**Supplied information:**
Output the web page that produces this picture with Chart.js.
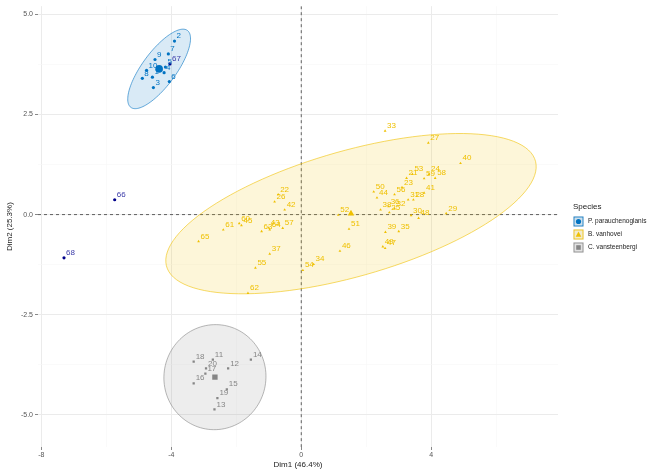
<!DOCTYPE html>
<html>
<head>
<meta charset="utf-8">
<script src="https://cdn.jsdelivr.net/npm/chart.js@4.4.1/dist/chart.umd.min.js"></script>
<style>
  html, body { margin: 0; padding: 0; background: #fff; }
  #wrap { width: 648px; height: 472px; }
</style>
</head>
<body>
<div id="wrap"><canvas id="pcaChart" width="648" height="472"></canvas></div>
<script>
// groups
const speciesNames = ["P. parauchenoglanis", "B. vanhovei", "C. vansteenbergi"];
const speciesColors = ["#0073C2", "#EFC000", "#868686"];
const speciesShapes = ["circle", "triangle", "rect"];
const supColor = "#00008B";

// individuals (PCA coordinates)
const paraLabels = ["1", "2", "3", "4", "5", "6", "7", "8", "9", "10"];
const paraDim1 = [-4.58, -3.90, -4.55, -4.22, -4.18, -4.06, -4.09, -4.89, -4.50, -4.76];
const paraDim2 = [3.43, 4.33, 3.17, 3.54, 3.68, 3.32, 4.01, 3.40, 3.87, 3.60];

const vanhLabels = ["21", "22", "23", "24", "25", "26", "27", "28", "29", "30",
  "31", "32", "33", "34", "35", "36", "37", "38", "39", "40",
  "41", "42", "43", "44", "45", "46", "47", "48", "49", "50",
  "51", "52", "53", "54", "55", "56", "57", "58", "59", "60",
  "61", "62", "63", "64", "65"];
const vanhDim1 = [3.24, -0.71, 3.10, 3.93, 2.71, -0.82, 3.91, 3.45, 4.46, 3.38,
  3.29, 2.87, 2.58, 0.38, 3.00, 2.69, -0.97, 2.44, 2.59, 4.90,
  3.78, -0.51, -1.00, 2.33, -1.84, 1.19, 2.58, 3.61, 2.51, 2.23,
  1.47, 1.14, 3.42, 0.05, -1.41, 2.87, -0.57, 4.12, 3.78, -1.91,
  -2.40, -1.64, -1.22, -0.97, -3.16];
const vanhDim2 = [0.91, 0.50, 0.68, 1.01, 0.05, 0.32, 1.79, 0.37, 0.03, -0.02,
  0.37, 0.15, 2.09, -1.24, -0.42, 0.20, -0.98, 0.12, -0.44, 1.28,
  0.54, 0.12, -0.33, 0.42, -0.27, -0.91, -0.84, -0.09, -0.80, 0.57,
  -0.36, -0.01, 1.01, -1.39, -1.33, 0.50, -0.34, 0.91, 0.90, -0.22,
  -0.38, -1.96, -0.42, -0.38, -0.67];

const vanstLabels = ["11", "12", "13", "14", "15", "16", "17", "18", "19", "20"];
const vanstDim1 = [-2.72, -2.25, -2.67, -1.55, -2.29, -3.31, -2.95, -3.31, -2.58, -2.93];
const vanstDim2 = [-3.62, -3.84, -4.86, -3.62, -4.36, -4.21, -3.97, -3.67, -4.58, -3.84];

// supplementary individuals
const supLabels = ["66", "67", "68"];
const supDim1 = [-5.74, -4.04, -7.30];
const supDim2 = [0.37, 3.76, -1.08];

// ellipse half axes (dim1, dim2 units), one per species
const ellipseMajor = [[0.87, 0.96], [5.68, 1.30], [1.57, 0.05]];
const ellipseMinor = [[0.42, -0.25], [0.46, -1.52], [0.04, -1.31]];

// axis ticks: grid values and the labelled ones
const xGridValues = [-8, -6, -4, -2, 0, 2, 4, 6];
const xTickLabels = [-8, -4, 0, 4];
const yGridValues = [-5, -3.75, -2.5, -1.25, 0, 1.25, 2.5, 3.75, 5];
const yTickLabels = [-5, -2.5, 0, 2.5, 5];

const groupLabels = [paraLabels, vanhLabels, vanstLabels];
const groupDim1 = [paraDim1, vanhDim1, vanstDim1];
const groupDim2 = [paraDim2, vanhDim2, vanstDim2];

function mean(arr) {
  return arr.reduce((a, b) => a + b, 0) / arr.length;
}
const groupMeans = groupDim1.map((d1, g) => [mean(d1), mean(groupDim2[g])]);

function rgba(hex, a) {
  const n = parseInt(hex.slice(1), 16);
  return `rgba(${(n >> 16) & 255}, ${(n >> 8) & 255}, ${n & 255}, ${a})`;
}

const isMajorX = (v) => xTickLabels.some((t) => Math.abs(t - v) < 1e-6);
const isMajorY = (v) => yTickLabels.some((t) => Math.abs(t - v) < 1e-6);

// ellipses and the dashed zero lines, under the points
const ellipsePlugin = {
  id: "groupEllipses",
  beforeDatasetsDraw(chart) {
    const { ctx, chartArea, scales } = chart;
    const xs = scales.x;
    const ys = scales.y;
    ctx.save();
    ctx.beginPath();
    ctx.rect(chartArea.left, chartArea.top, chartArea.width, chartArea.height);
    ctx.clip();

    // dashed axes through the origin
    ctx.strokeStyle = "#222";
    ctx.lineWidth = 0.7;
    ctx.setLineDash([3, 3]);
    const x0 = xs.getPixelForValue(0);
    const y0 = ys.getPixelForValue(0);
    ctx.beginPath();
    ctx.moveTo(x0, chartArea.top);
    ctx.lineTo(x0, chartArea.bottom);
    ctx.moveTo(chartArea.left, y0);
    ctx.lineTo(chartArea.right, y0);
    ctx.stroke();
    ctx.setLineDash([]);

    groupMeans.forEach((m, g) => {
      ctx.beginPath();
      const steps = 120;
      for (let i = 0; i <= steps; i++) {
        const t = (i / steps) * Math.PI * 2;
        const vx = m[0] + ellipseMajor[g][0] * Math.cos(t) + ellipseMinor[g][0] * Math.sin(t);
        const vy = m[1] + ellipseMajor[g][1] * Math.cos(t) + ellipseMinor[g][1] * Math.sin(t);
        const px = xs.getPixelForValue(vx);
        const py = ys.getPixelForValue(vy);
        if (i === 0) ctx.moveTo(px, py);
        else ctx.lineTo(px, py);
      }
      ctx.closePath();
      ctx.fillStyle = rgba(speciesColors[g], 0.15);
      ctx.fill();
      ctx.strokeStyle = rgba(speciesColors[g], 0.85);
      ctx.lineWidth = 0.7;
      ctx.stroke();
    });
    ctx.restore();
  },
};

// text labels next to the individuals
const labelPlugin = {
  id: "pointLabels",
  afterDatasetsDraw(chart) {
    const { ctx } = chart;
    ctx.save();
    ctx.font = "8px 'Liberation Sans', Arial, sans-serif";
    ctx.textAlign = "left";
    ctx.textBaseline = "bottom";
    chart.data.datasets.forEach((ds, i) => {
      if (!ds.pointText) return;
      const meta = chart.getDatasetMeta(i);
      ctx.fillStyle = ds.textColor;
      meta.data.forEach((pt, j) => {
        ctx.fillText(ds.pointText[j], pt.x + 2, pt.y - 1);
      });
    });
    ctx.restore();
  },
};

// legend on the right
const legendPlugin = {
  id: "speciesLegend",
  afterDraw(chart) {
    const { ctx } = chart;
    ctx.save();
    ctx.fillStyle = "#222";
    ctx.font = "8px 'Liberation Sans', Arial, sans-serif";
    ctx.textBaseline = "middle";
    ctx.fillText("Species", 573, 207);
    ctx.font = "6.5px 'Liberation Sans', Arial, sans-serif";
    speciesNames.forEach((name, g) => {
      const bx = 573;
      const by = 216 + g * 13;
      ctx.fillStyle = "#f2f2f2";
      ctx.fillRect(bx, by, 11, 11);
      ctx.fillStyle = rgba(speciesColors[g], 0.15);
      ctx.fillRect(bx + 1, by + 1, 9, 9);
      ctx.strokeStyle = speciesColors[g];
      ctx.lineWidth = 0.8;
      ctx.strokeRect(bx + 1, by + 1, 9, 9);
      ctx.fillStyle = speciesColors[g];
      ctx.beginPath();
      if (g === 0) {
        ctx.arc(bx + 5.5, by + 5.5, 2.6, 0, Math.PI * 2);
      } else if (g === 1) {
        ctx.moveTo(bx + 5.5, by + 2.5);
        ctx.lineTo(bx + 8.3, by + 7.8);
        ctx.lineTo(bx + 2.7, by + 7.8);
        ctx.closePath();
      } else {
        ctx.rect(bx + 3.2, by + 3.2, 4.6, 4.6);
      }
      ctx.fill();
      ctx.fillStyle = "#222";
      ctx.fillText(name, bx + 15, by + 5.5);
    });
    ctx.restore();
  },
};

const pointSets = groupDim1.map((d1, g) => ({
  label: speciesNames[g],
  data: d1.map((v, i) => ({ x: v, y: groupDim2[g][i] })),
  pointStyle: speciesShapes[g],
  pointRadius: 1.6,
  backgroundColor: speciesColors[g],
  borderColor: speciesColors[g],
  borderWidth: 0,
  pointText: groupLabels[g],
  textColor: speciesColors[g],
}));

const meanSets = groupMeans.map((m, g) => ({
  label: speciesNames[g] + " mean",
  data: [{ x: m[0], y: m[1] }],
  pointStyle: speciesShapes[g],
  pointRadius: 3.8,
  backgroundColor: speciesColors[g],
  borderColor: speciesColors[g],
  borderWidth: 0,
}));

const supSet = {
  label: "Supplementary",
  data: supDim1.map((v, i) => ({ x: v, y: supDim2[i] })),
  pointStyle: "circle",
  pointRadius: 1.6,
  backgroundColor: supColor,
  borderColor: supColor,
  borderWidth: 0,
  pointText: supLabels,
  textColor: "#3a3aa8",
};

const tickFont = { family: "'Liberation Sans', Arial, sans-serif", size: 7 };
const titleFont = { family: "'Liberation Sans', Arial, sans-serif", size: 8 };

new Chart(document.getElementById("pcaChart"), {
  type: "scatter",
  data: { datasets: [...pointSets, supSet, ...meanSets] },
  options: {
    responsive: false,
    animation: false,
    events: [],
    layout: { padding: { top: 5, right: 90, bottom: 1, left: 0 } },
    plugins: { legend: { display: false }, tooltip: { enabled: false } },
    scales: {
      x: {
        type: "linear",
        position: "bottom",
        min: -8.1,
        max: 7.9,
        afterBuildTicks: (s) => { s.ticks = xGridValues.map((v) => ({ value: v })); },
        border: { display: false },
        grid: {
          color: (c) => (isMajorX(c.tick.value) ? "#ebebeb" : "#f6f6f6"),
          lineWidth: (c) => (isMajorX(c.tick.value) ? 1 : 0.6),
          tickColor: (c) => (isMajorX(c.tick.value) ? "#888" : "rgba(0,0,0,0)"),
          tickLength: 3,
        },
        ticks: {
          autoSkip: false,
          maxRotation: 0,
          padding: 1,
          color: "#555",
          font: tickFont,
          callback: (v) => (isMajorX(v) ? String(v) : ""),
        },
        title: {
          display: true,
          text: "Dim1 (46.4%)",
          color: "#222",
          font: titleFont,
          padding: { top: 0, bottom: 1 },
        },
      },
      y: {
        type: "linear",
        min: -5.8,
        max: 5.2,
        afterBuildTicks: (s) => { s.ticks = yGridValues.map((v) => ({ value: v })); },
        afterFit: (s) => { s.width = 38; },
        border: { display: false },
        grid: {
          color: (c) => (isMajorY(c.tick.value) ? "#ebebeb" : "#f6f6f6"),
          lineWidth: (c) => (isMajorY(c.tick.value) ? 1 : 0.6),
          tickColor: (c) => (isMajorY(c.tick.value) ? "#888" : "rgba(0,0,0,0)"),
          tickLength: 3,
        },
        ticks: {
          autoSkip: false,
          padding: 2,
          color: "#555",
          font: tickFont,
          callback: (v) => (isMajorY(v) ? v.toFixed(1) : ""),
        },
        title: {
          display: true,
          text: "Dim2 (25.3%)",
          color: "#222",
          font: titleFont,
          padding: { top: 5, bottom: 0 },
        },
      },
    },
  },
  plugins: [ellipsePlugin, labelPlugin, legendPlugin],
});
</script>
</body>
</html>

**Given problem:**
Write out exactly the lines between the start of the data and the line with "3.40, 3.87, 3.60];", including both, but none of the pictures.

**Exercise answer:**
Output the web page that produces this picture with Chart.js.
<!DOCTYPE html>
<html>
<head>
<meta charset="utf-8">
<script src="https://cdn.jsdelivr.net/npm/chart.js@4.4.1/dist/chart.umd.min.js"></script>
<style>
  html, body { margin: 0; padding: 0; background: #fff; }
  #wrap { width: 648px; height: 472px; }
</style>
</head>
<body>
<div id="wrap"><canvas id="pcaChart" width="648" height="472"></canvas></div>
<script>
// groups
const speciesNames = ["P. parauchenoglanis", "B. vanhovei", "C. vansteenbergi"];
const speciesColors = ["#0073C2", "#EFC000", "#868686"];
const speciesShapes = ["circle", "triangle", "rect"];
const supColor = "#00008B";

// individuals (PCA coordinates)
const paraLabels = ["1", "2", "3", "4", "5", "6", "7", "8", "9", "10"];
const paraDim1 = [-4.58, -3.90, -4.55, -4.22, -4.18, -4.06, -4.09, -4.89, -4.50, -4.76];
const paraDim2 = [3.43, 4.33, 3.17, 3.54, 3.68, 3.32, 4.01, 3.40, 3.87, 3.60];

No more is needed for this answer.